**Information supplied:**
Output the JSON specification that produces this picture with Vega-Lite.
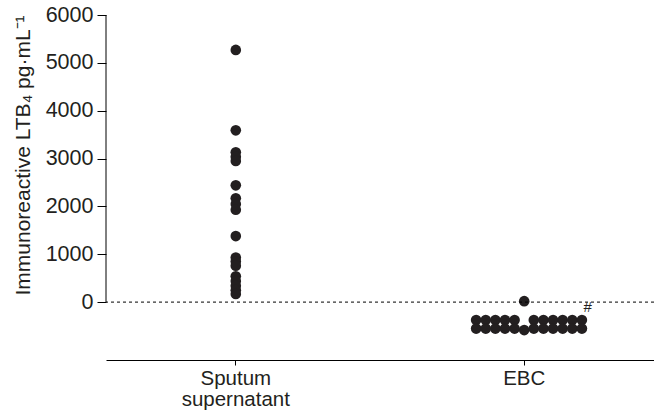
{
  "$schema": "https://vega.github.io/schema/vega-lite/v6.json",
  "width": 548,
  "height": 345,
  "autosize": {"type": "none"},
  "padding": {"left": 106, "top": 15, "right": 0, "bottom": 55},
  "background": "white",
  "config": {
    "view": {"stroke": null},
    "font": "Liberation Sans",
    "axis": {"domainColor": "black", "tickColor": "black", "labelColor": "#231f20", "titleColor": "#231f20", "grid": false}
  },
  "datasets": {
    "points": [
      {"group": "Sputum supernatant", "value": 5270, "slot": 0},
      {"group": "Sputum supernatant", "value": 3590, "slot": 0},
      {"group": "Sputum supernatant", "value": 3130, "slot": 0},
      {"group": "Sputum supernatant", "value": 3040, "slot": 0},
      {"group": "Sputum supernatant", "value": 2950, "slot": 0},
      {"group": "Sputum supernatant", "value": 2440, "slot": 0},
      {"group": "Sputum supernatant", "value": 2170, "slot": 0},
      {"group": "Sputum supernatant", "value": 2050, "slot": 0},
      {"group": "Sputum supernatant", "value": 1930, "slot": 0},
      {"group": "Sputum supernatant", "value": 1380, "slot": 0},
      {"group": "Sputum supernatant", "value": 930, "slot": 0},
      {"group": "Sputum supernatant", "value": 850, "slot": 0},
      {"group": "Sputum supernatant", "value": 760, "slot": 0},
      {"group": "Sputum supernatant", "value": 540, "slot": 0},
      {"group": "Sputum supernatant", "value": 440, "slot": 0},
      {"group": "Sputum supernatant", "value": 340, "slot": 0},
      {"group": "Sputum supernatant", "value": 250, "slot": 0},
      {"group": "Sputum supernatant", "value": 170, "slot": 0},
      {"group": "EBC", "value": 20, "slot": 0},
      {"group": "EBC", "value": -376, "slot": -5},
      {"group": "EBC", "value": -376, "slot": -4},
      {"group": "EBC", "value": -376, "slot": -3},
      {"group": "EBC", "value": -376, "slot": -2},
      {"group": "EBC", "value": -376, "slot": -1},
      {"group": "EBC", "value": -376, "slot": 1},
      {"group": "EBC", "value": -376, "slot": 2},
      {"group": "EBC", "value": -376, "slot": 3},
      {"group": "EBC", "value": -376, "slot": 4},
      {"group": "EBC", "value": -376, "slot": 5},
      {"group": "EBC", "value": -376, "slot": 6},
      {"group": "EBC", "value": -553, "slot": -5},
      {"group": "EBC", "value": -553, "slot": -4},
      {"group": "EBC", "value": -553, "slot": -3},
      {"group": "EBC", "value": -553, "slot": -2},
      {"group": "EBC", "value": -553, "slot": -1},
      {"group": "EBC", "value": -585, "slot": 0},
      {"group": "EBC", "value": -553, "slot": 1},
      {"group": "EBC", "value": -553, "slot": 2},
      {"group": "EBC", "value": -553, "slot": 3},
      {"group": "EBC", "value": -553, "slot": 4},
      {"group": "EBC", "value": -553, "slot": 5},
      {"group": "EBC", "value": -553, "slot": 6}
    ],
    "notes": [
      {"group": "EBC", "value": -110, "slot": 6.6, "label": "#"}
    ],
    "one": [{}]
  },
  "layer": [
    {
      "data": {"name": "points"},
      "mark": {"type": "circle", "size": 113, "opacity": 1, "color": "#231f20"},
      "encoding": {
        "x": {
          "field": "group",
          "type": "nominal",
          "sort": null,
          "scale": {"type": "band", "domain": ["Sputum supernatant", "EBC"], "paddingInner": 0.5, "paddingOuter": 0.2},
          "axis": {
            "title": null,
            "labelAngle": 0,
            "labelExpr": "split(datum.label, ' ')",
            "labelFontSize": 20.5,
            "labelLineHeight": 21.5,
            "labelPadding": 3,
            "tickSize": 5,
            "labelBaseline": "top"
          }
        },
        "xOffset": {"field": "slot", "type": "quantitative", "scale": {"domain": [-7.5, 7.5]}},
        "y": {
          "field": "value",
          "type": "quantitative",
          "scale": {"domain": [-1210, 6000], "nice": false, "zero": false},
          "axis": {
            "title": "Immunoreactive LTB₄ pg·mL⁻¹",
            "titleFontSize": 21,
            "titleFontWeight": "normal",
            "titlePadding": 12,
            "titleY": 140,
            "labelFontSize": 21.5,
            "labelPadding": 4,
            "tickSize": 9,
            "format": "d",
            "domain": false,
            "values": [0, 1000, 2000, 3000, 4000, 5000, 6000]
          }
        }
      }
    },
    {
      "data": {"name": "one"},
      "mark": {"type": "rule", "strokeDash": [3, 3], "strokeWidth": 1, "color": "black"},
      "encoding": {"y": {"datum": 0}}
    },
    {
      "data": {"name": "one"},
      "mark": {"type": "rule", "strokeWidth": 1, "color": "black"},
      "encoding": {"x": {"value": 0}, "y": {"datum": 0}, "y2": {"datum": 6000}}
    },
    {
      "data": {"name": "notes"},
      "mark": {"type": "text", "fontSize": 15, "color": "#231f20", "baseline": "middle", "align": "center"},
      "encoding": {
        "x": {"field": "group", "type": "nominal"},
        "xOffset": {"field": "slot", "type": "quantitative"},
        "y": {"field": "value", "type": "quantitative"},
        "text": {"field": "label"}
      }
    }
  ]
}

**Task to complete:**
Quote the data above in full and without alteration; skip the pictures.

**The output:**
Output the JSON specification that produces this picture with Vega-Lite.
{
  "$schema": "https://vega.github.io/schema/vega-lite/v6.json",
  "width": 548,
  "height": 345,
  "autosize": {"type": "none"},
  "padding": {"left": 106, "top": 15, "right": 0, "bottom": 55},
  "background": "white",
  "config": {
    "view": {"stroke": null},
    "font": "Liberation Sans",
    "axis": {"domainColor": "black", "tickColor": "black", "labelColor": "#231f20", "titleColor": "#231f20", "grid": false}
  },
  "datasets": {
    "points": [
      {"group": "Sputum supernatant", "value": 5270, "slot": 0},
      {"group": "Sputum supernatant", "value": 3590, "slot": 0},
      {"group": "Sputum supernatant", "value": 3130, "slot": 0},
      {"group": "Sputum supernatant", "value": 3040, "slot": 0},
      {"group": "Sputum supernatant", "value": 2950, "slot": 0},
      {"group": "Sputum supernatant", "value": 2440, "slot": 0},
      {"group": "Sputum supernatant", "value": 2170, "slot": 0},
      {"group": "Sputum supernatant", "value": 2050, "slot": 0},
      {"group": "Sputum supernatant", "value": 1930, "slot": 0},
      {"group": "Sputum supernatant", "value": 1380, "slot": 0},
      {"group": "Sputum supernatant", "value": 930, "slot": 0},
      {"group": "Sputum supernatant", "value": 850, "slot": 0},
      {"group": "Sputum supernatant", "value": 760, "slot": 0},
      {"group": "Sputum supernatant", "value": 540, "slot": 0},
      {"group": "Sputum supernatant", "value": 440, "slot": 0},
      {"group": "Sputum supernatant", "value": 340, "slot": 0},
      {"group": "Sputum supernatant", "value": 250, "slot": 0},
      {"group": "Sputum supernatant", "value": 170, "slot": 0},
      {"group": "EBC", "value": 20, "slot": 0},
      {"group": "EBC", "value": -376, "slot": -5},
      {"group": "EBC", "value": -376, "slot": -4},
      {"group": "EBC", "value": -376, "slot": -3},
      {"group": "EBC", "value": -376, "slot": -2},
      {"group": "EBC", "value": -376, "slot": -1},
      {"group": "EBC", "value": -376, "slot": 1},
      {"group": "EBC", "value": -376, "slot": 2},
      {"group": "EBC", "value": -376, "slot": 3},
      {"group": "EBC", "value": -376, "slot": 4},
      {"group": "EBC", "value": -376, "slot": 5},
      {"group": "EBC", "value": -376, "slot": 6},
      {"group": "EBC", "value": -553, "slot": -5},
      {"group": "EBC", "value": -553, "slot": -4},
      {"group": "EBC", "value": -553, "slot": -3},
      {"group": "EBC", "value": -553, "slot": -2},
      {"group": "EBC", "value": -553, "slot": -1},
      {"group": "EBC", "value": -585, "slot": 0},
      {"group": "EBC", "value": -553, "slot": 1},
      {"group": "EBC", "value": -553, "slot": 2},
      {"group": "EBC", "value": -553, "slot": 3},
      {"group": "EBC", "value": -553, "slot": 4},
      {"group": "EBC", "value": -553, "slot": 5},
      {"group": "EBC", "value": -553, "slot": 6}
    ],
    "notes": [
      {"group": "EBC", "value": -110, "slot": 6.6, "label": "#"}
    ],
    "one": [{}]
  },
  "layer": [
    {
      "data": {"name": "points"},
      "mark": {"type": "circle", "size": 113, "opacity": 1, "color": "#231f20"},
      "encoding": {
        "x": {
          "field": "group",
          "type": "nominal",
          "sort": null,
          "scale": {"type": "band", "domain": ["Sputum supernatant", "EBC"], "paddingInner": 0.5, "paddingOuter": 0.2},
          "axis": {
            "title": null,
            "labelAngle": 0,
            "labelExpr": "split(datum.label, ' ')",
            "labelFontSize": 20.5,
            "labelLineHeight": 21.5,
            "labelPadding": 3,
            "tickSize": 5,
            "labelBaseline": "top"
          }
        },
        "xOffset": {"field": "slot", "type": "quantitative", "scale": {"domain": [-7.5, 7.5]}},
        "y": {
          "field": "value",
          "type": "quantitative",
          "scale": {"domain": [-1210, 6000], "nice": false, "zero": false},
          "axis": {
            "title": "Immunoreactive LTB₄ pg·mL⁻¹",
            "titleFontSize": 21,
            "titleFontWeight": "normal",
            "titlePadding": 12,
            "titleY": 140,
            "labelFontSize": 21.5,
            "labelPadding": 4,
            "tickSize": 9,
            "format": "d",
            "domain": false,
            "values": [0, 1000, 2000, 3000, 4000, 5000, 6000]
          }
        }
      }
    },
    {
      "data": {"name": "one"},
      "mark": {"type": "rule", "strokeDash": [3, 3], "strokeWidth": 1, "color": "black"},
      "encoding": {"y": {"datum": 0}}
    },
    {
      "data": {"name": "one"},
      "mark": {"type": "rule", "strokeWidth": 1, "color": "black"},
      "encoding": {"x": {"value": 0}, "y": {"datum": 0}, "y2": {"datum": 6000}}
    },
    {
      "data": {"name": "notes"},
      "mark": {"type": "text", "fontSize": 15, "color": "#231f20", "baseline": "middle", "align": "center"},
      "encoding": {
        "x": {"field": "group", "type": "nominal"},
        "xOffset": {"field": "slot", "type": "quantitative"},
        "y": {"field": "value", "type": "quantitative"},
        "text": {"field": "label"}
      }
    }
  ]
}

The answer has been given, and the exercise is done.